↓

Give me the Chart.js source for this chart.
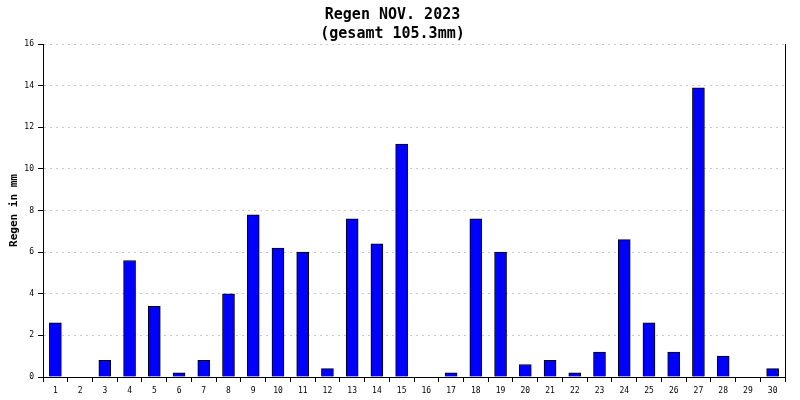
<!DOCTYPE html>
<html>
<head>
<meta charset="utf-8">
<script src="https://cdn.jsdelivr.net/npm/chart.js@4/dist/chart.umd.min.js"></script>
<style>
  html, body { margin: 0; padding: 0; background: #fff; }
  #wrap { width: 800px; height: 400px; }
</style>
</head>
<body>
<div id="wrap"><canvas id="rainChart" width="800" height="400"></canvas></div>
<script>
// Tage im November
const days = ['1','2','3','4','5','6','7','8','9','10','11','12','13','14','15',
              '16','17','18','19','20','21','22','23','24','25','26','27','28','29','30'];
// Niederschlag pro Tag in mm
const rainMm = [2.6, 0, 0.8, 5.6, 3.4, 0.2, 0.8, 4.0, 7.8, 6.2, 6.0, 0.4, 7.6, 6.4, 11.2,
                0, 0.2, 7.6, 6.0, 0.6, 0.8, 0.2, 1.2, 6.6, 2.6, 1.2, 13.9, 1.0, 0, 0.4];
const titleLines = ['Regen NOV. 2023', '(gesamt 105.3mm)'];
const yTitle = 'Regen in mm';

const mono = "'DejaVu Sans Mono', 'Liberation Mono', monospace";
Chart.defaults.font.family = mono;
Chart.defaults.color = '#000';

const ctx = document.getElementById('rainChart').getContext('2d');
new Chart(ctx, {
    type: 'bar',
    data: {
        labels: days,
        datasets: [{
            data: rainMm,
            backgroundColor: '#0000ff',
            borderColor: '#000',
            borderWidth: 1,
            barThickness: 12
        }]
    },
    options: {
        responsive: false,
        animation: false,
        layout: { padding: { left: 0, right: 15, top: 0, bottom: 0 } },
        plugins: {
            legend: { display: false },
            tooltip: { enabled: false },
            title: {
                display: true,
                text: titleLines,
                color: '#000',
                font: { family: mono, size: 15, weight: 'bold', lineHeight: 1.27 },
                padding: { top: 6, bottom: 0 }
            }
        },
        scales: {
            x: {
                grid: {
                    offset: true,
                    drawOnChartArea: false,
                    drawTicks: true,
                    tickLength: 5,
                    tickColor: '#000'
                },
                border: { display: true, color: '#000', width: 1 },
                ticks: { font: { size: 8 }, padding: 4, maxRotation: 0, autoSkip: false },
                afterFit: s => { s.height = 23; }
            },
            y: {
                min: 0,
                max: 16,
                ticks: { stepSize: 2, font: { size: 8 }, padding: 4 },
                grid: {
                    color: '#c8c8c8',
                    tickColor: '#000',
                    tickLength: 5,
                    tickBorderDash: []
                },
                border: { display: true, color: '#000', width: 1, dash: [2, 4] },
                title: {
                    display: true,
                    text: yTitle,
                    font: { size: 11, weight: 'bold' },
                    padding: { top: 8, bottom: 0 }
                },
                afterFit: s => { s.width = 43; }
            },
            y2: {
                position: 'right',
                min: 0,
                max: 16,
                ticks: { display: false },
                grid: { display: false },
                border: { display: true, color: '#000', width: 1 },
                afterFit: s => { s.width = 0; }
            }
        }
    }
});
</script>
</body>
</html>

↑

◆ What this task involves
Go through the listing above and write it all out exactly, leaving out any picture.

◆ The answer
Give me the Chart.js source for this chart.
<!DOCTYPE html>
<html>
<head>
<meta charset="utf-8">
<script src="https://cdn.jsdelivr.net/npm/chart.js@4/dist/chart.umd.min.js"></script>
<style>
  html, body { margin: 0; padding: 0; background: #fff; }
  #wrap { width: 800px; height: 400px; }
</style>
</head>
<body>
<div id="wrap"><canvas id="rainChart" width="800" height="400"></canvas></div>
<script>
// Tage im November
const days = ['1','2','3','4','5','6','7','8','9','10','11','12','13','14','15',
              '16','17','18','19','20','21','22','23','24','25','26','27','28','29','30'];
// Niederschlag pro Tag in mm
const rainMm = [2.6, 0, 0.8, 5.6, 3.4, 0.2, 0.8, 4.0, 7.8, 6.2, 6.0, 0.4, 7.6, 6.4, 11.2,
                0, 0.2, 7.6, 6.0, 0.6, 0.8, 0.2, 1.2, 6.6, 2.6, 1.2, 13.9, 1.0, 0, 0.4];
const titleLines = ['Regen NOV. 2023', '(gesamt 105.3mm)'];
const yTitle = 'Regen in mm';

const mono = "'DejaVu Sans Mono', 'Liberation Mono', monospace";
Chart.defaults.font.family = mono;
Chart.defaults.color = '#000';

const ctx = document.getElementById('rainChart').getContext('2d');
new Chart(ctx, {
    type: 'bar',
    data: {
        labels: days,
        datasets: [{
            data: rainMm,
            backgroundColor: '#0000ff',
            borderColor: '#000',
            borderWidth: 1,
            barThickness: 12
        }]
    },
    options: {
        responsive: false,
        animation: false,
        layout: { padding: { left: 0, right: 15, top: 0, bottom: 0 } },
        plugins: {
            legend: { display: false },
            tooltip: { enabled: false },
            title: {
                display: true,
                text: titleLines,
                color: '#000',
                font: { family: mono, size: 15, weight: 'bold', lineHeight: 1.27 },
                padding: { top: 6, bottom: 0 }
            }
        },
        scales: {
            x: {
                grid: {
                    offset: true,
                    drawOnChartArea: false,
                    drawTicks: true,
                    tickLength: 5,
                    tickColor: '#000'
                },
                border: { display: true, color: '#000', width: 1 },
                ticks: { font: { size: 8 }, padding: 4, maxRotation: 0, autoSkip: false },
                afterFit: s => { s.height = 23; }
            },
            y: {
                min: 0,
                max: 16,
                ticks: { stepSize: 2, font: { size: 8 }, padding: 4 },
                grid: {
                    color: '#c8c8c8',
                    tickColor: '#000',
                    tickLength: 5,
                    tickBorderDash: []
                },
                border: { display: true, color: '#000', width: 1, dash: [2, 4] },
                title: {
                    display: true,
                    text: yTitle,
                    font: { size: 11, weight: 'bold' },
                    padding: { top: 8, bottom: 0 }
                },
                afterFit: s => { s.width = 43; }
            },
            y2: {
                position: 'right',
                min: 0,
                max: 16,
                ticks: { display: false },
                grid: { display: false },
                border: { display: true, color: '#000', width: 1 },
                afterFit: s => { s.width = 0; }
            }
        }
    }
});
</script>
</body>
</html>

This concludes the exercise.